At the beginning of the lecture, Professor Sand mentioned the problem of the terminology. As Chinese scholars call Manchukuo “False Manchukuo”, he thought that it is a useful term. Manchukuo was false in the sense that it was built on a false premise of popular sovereignty, and it raises the question of what makes a modern nation-state true. Then, the artificiality of Manchukuo is an intriguing thing to think about the rhetoric of a harmonious nation-state. Manchukuo was in many ways a performance to show a kind of multi-ethnic multicultural corporate state, although in reality it was more of a disputed frontier of various settlers.
Then, Professor Sand introduced some historical documents about Manchukuo. There were extraordinary propaganda campaigns directed at Geneva by the Manchukuo bureau of information. “The Voice of the people of Manchukuo” is a very interesting booklet in English and we can note that the contents repeat how everybody has a certain role to play just as in the Concordia different groups are represented as communities. One of the documents showed the lives of mass migration of Korean farmers and said, “This is really a heaven-sent opportunity for our Korean residents … and enable us to live in a land of peace and prosperity with a bright future”. Then, professor Sand raised a problem about who believed the propaganda and introduced the words of Slavoj Zizek, a very popular psychoanalyst and cultural theorist. Professor Sand mentioned a hypothesis that people believe that others want them to believe them.

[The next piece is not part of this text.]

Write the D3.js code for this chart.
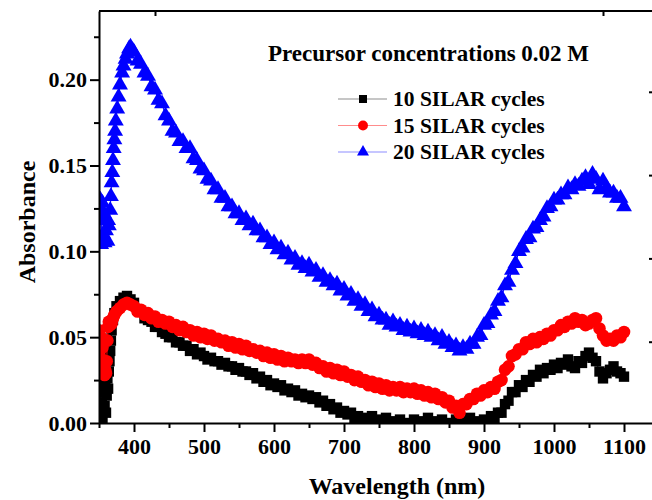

Professor Sand also referred to women in Manchukuo. Images of women were an important part of propaganda for the Manchukuo state, but he insisted that we should not rule out the possibility that some idealistic and ambitious women. This lecture introduced two women’s interviews. Mrs. Gu, who visited Manchukuo when she was eighteen years old, lectured on the importance of female virtue, breast-feeding, women’s education, and prenatal education. Fukushima Yoshie thought that she had to go to Manchuria to take care of the children there and succeeded in her business with her husband.
At the end of the lecture, Professor Sand pointed out the importance of women’s stories and minorities’ stories in Manchukuo, not just because history should include lots of voices but also because the story has been so dominated by the male elites in Japan and China. Then, Professor Sand also insisted that it is important to think about what was false and what that implies for nation-states more broadly and for continued empires today.